ДНК, будучи фестивалем не только про драматургию, но про театр в целом, старается реагировать на заметные колебания воздуха, на изменения в контексте — не первый год программа спектаклей и читок разбавлена кинопоказами. В этом году можно было увидеть два фильма учеников Марины Разбежкиной — «Неуходящие натуры» Андрея Ткаченко о бабушках-дружинницах из Калуги и «С. П. А. Р. Т. А.» Анны Моисеенко о коммуне сектантского типа под Харьковом. Впервые зрителей ДНК познакомили со сторителлингом, входящим в число наиболее модных сегодня направлений современного театра: один из мастеров жанра Алексей Розин пересказал повесть Гоголя в спектакле «Страшная месть». Сторителлинг, в какой-то степени наследующий чтецкой традиции, а с другой стороны — черпающий истоки из древнего опыта устной истории, стал актуален сейчас еще по одной причине. Сторителлинг — рассказ от первого лица, не только интерпретация, но и личное отношение. Важна роль рассказчика, а роль личности на сцене сегодня особенно велика.

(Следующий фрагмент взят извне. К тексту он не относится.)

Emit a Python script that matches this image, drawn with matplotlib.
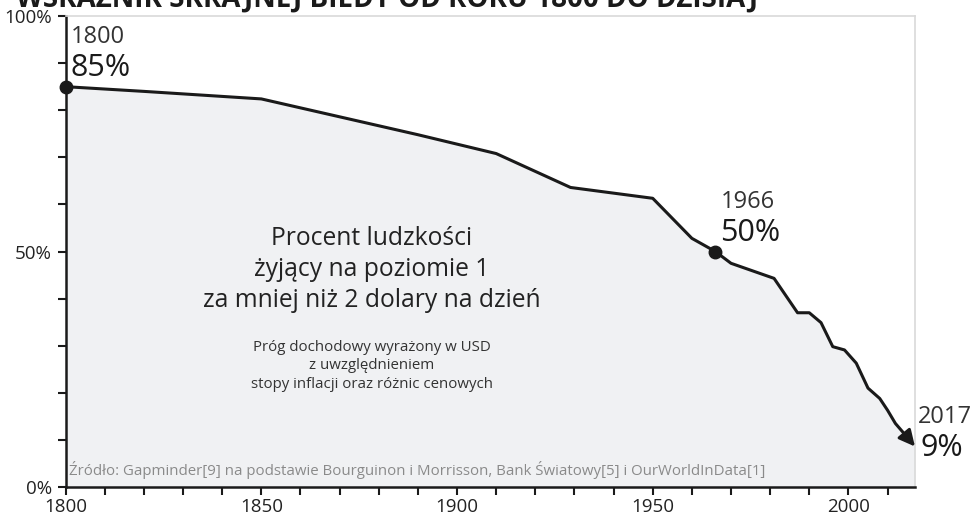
import numpy as np
import matplotlib
matplotlib.use("Agg")
import matplotlib.pyplot as plt
from matplotlib.ticker import MultipleLocator, FuncFormatter

plt.rcParams['font.family'] = ['Open Sans', 'DejaVu Sans']

# extreme poverty share of humanity (%)
years = [1800, 1820, 1850, 1870, 1890, 1910, 1929, 1950, 1960, 1966, 1970, 1981,
         1987, 1990, 1993, 1996, 1999, 2002, 2005, 2008, 2010, 2012, 2015, 2017]
poverty = [85.0, 84.0, 82.4, 78.6, 74.8, 70.8, 63.6, 61.3, 52.8, 50.0, 47.5, 44.3,
           37.0, 37.0, 34.9, 29.8, 29.1, 26.3, 21.0, 18.8, 16.3, 13.5, 10.6, 8.6]

highlight_years = [1800, 1966, 2017]
highlight_labels = ["85%", "50%", "9%"]

title = "WSKAŹNIK SKRAJNEJ BIEDY OD ROKU 1800 DO DZISIAJ"
main_text = "Procent ludzkości\nżyjący na poziomie 1\nza mniej niż 2 dolary na dzień"
sub_text = "Próg dochodowy wyrażony w USD\nz uwzględnieniem\nstopy inflacji oraz różnic cenowych"
source = ("Źródło: Gapminder[9] na podstawie Bourguinon i Morrisson, "
          "Bank Światowy[5] i OurWorldInData[1]")

ink = "#1a1a1a"
fill_col = "#f0f1f3"
border = "#d9d9d9"

fig = plt.figure(figsize=(9.77, 5.17), dpi=100)
ax = fig.add_axes([0.0672, 0.058, 0.8693, 0.911])

ax.fill_between(years, poverty, 0, color=fill_col, lw=0, zorder=1)
ax.plot(years[:-1], poverty[:-1], color=ink, lw=2.2, zorder=3, solid_joinstyle='round')
ax.annotate("", xy=(years[-1], poverty[-1]), xytext=(years[-2], poverty[-2]),
            arrowprops=dict(arrowstyle='-|>', color=ink, lw=2.2, mutation_scale=24,
                            shrinkA=0, shrinkB=0), zorder=4, annotation_clip=False)

for yr, lab in zip(highlight_years, highlight_labels):
    val = poverty[years.index(yr)]
    if yr != years[-1]:
        ax.plot(yr, val, 'o', color=ink, ms=9, zorder=5, clip_on=False)
        ax.annotate(str(yr), (yr, val), xytext=(5, 44), textcoords='offset pixels',
                    fontsize=17, color="#333333", va='baseline', ha='left')
        ax.annotate(lab, (yr, val), xytext=(5, 11), textcoords='offset pixels',
                    fontsize=22, color=ink, va='baseline', ha='left')
    else:
        ax.annotate(str(yr), (yr, val), xytext=(3, 24), textcoords='offset pixels',
                    fontsize=17, color="#333333", va='baseline', ha='left',
                    annotation_clip=False)
        ax.annotate(lab, (yr, val), xytext=(6, -9), textcoords='offset pixels',
                    fontsize=22, color=ink, va='baseline', ha='left',
                    annotation_clip=False)

ax.text(0.3607, 0.462, main_text, transform=ax.transAxes, ha='center', va='center',
        fontsize=17.7, color="#222222", linespacing=1.3)
ax.text(0.3607, 0.257, sub_text, transform=ax.transAxes, ha='center', va='center',
        fontsize=10.8, color="#333333", linespacing=1.32)
ax.text(0.004, 0.036, source, transform=ax.transAxes, ha='left', va='center',
        fontsize=10.85, color="#8a8a8a")

fig.text(0.016, 1 - 7 / 517, title, fontsize=20, fontweight='bold', color=ink,
         va='baseline', ha='left')

ax.set_xlim(1800, 2017)
ax.set_ylim(0, 100)
ax.xaxis.set_major_locator(MultipleLocator(50))
ax.xaxis.set_minor_locator(MultipleLocator(10))
ax.yaxis.set_major_locator(MultipleLocator(50))
ax.yaxis.set_minor_locator(MultipleLocator(10))
ax.yaxis.set_major_formatter(FuncFormatter(lambda v, p: f"{v:.0f}%"))

ax.tick_params(which='both', direction='out', length=6, width=1.5, color=ink)
ax.tick_params(axis='x', labelsize=13.5, pad=2, labelcolor="#222222")
ax.tick_params(axis='y', labelsize=13.5, pad=4, labelcolor="#222222")

for s in ['left', 'bottom']:
    ax.spines[s].set_color(ink)
    ax.spines[s].set_linewidth(1.8)
for s in ['top', 'right']:
    ax.spines[s].set_color(border)
    ax.spines[s].set_linewidth(1.2)

fig.savefig("out.png", dpi=100)
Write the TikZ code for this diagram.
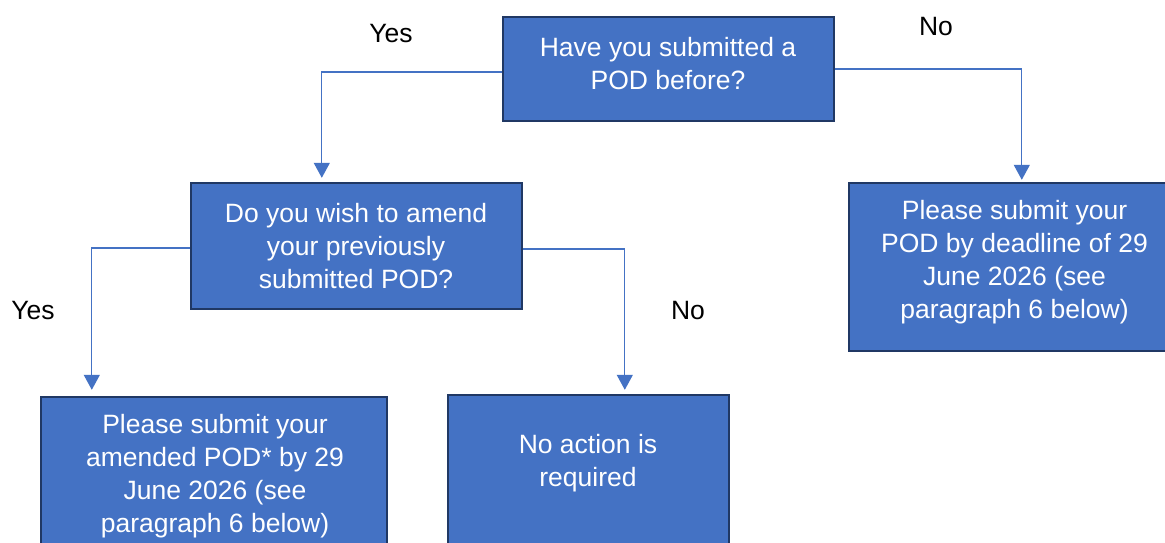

Закончился ДНК демонстрацией еще одной очевидной тенденции текущего момента — сближения театра со смежными областями, в первую очередь, с миром современного искусства. Перформанс швейцарского режиссера Корин Майер «Questioning», предложивший зрителям заняться самопознанием через узнавание незнакомого человека, сидящего напротив, с одной стороны, напоминал психологический тренинг, а с другой — предложил театру новую, не свойственную традиции, модель отношений со зрителем. Становясь не только участником, но и соавтором перформанса, зритель отказывался от комфортной роли пассивного наблюдателя и брал на себя личную ответственность за происходящее.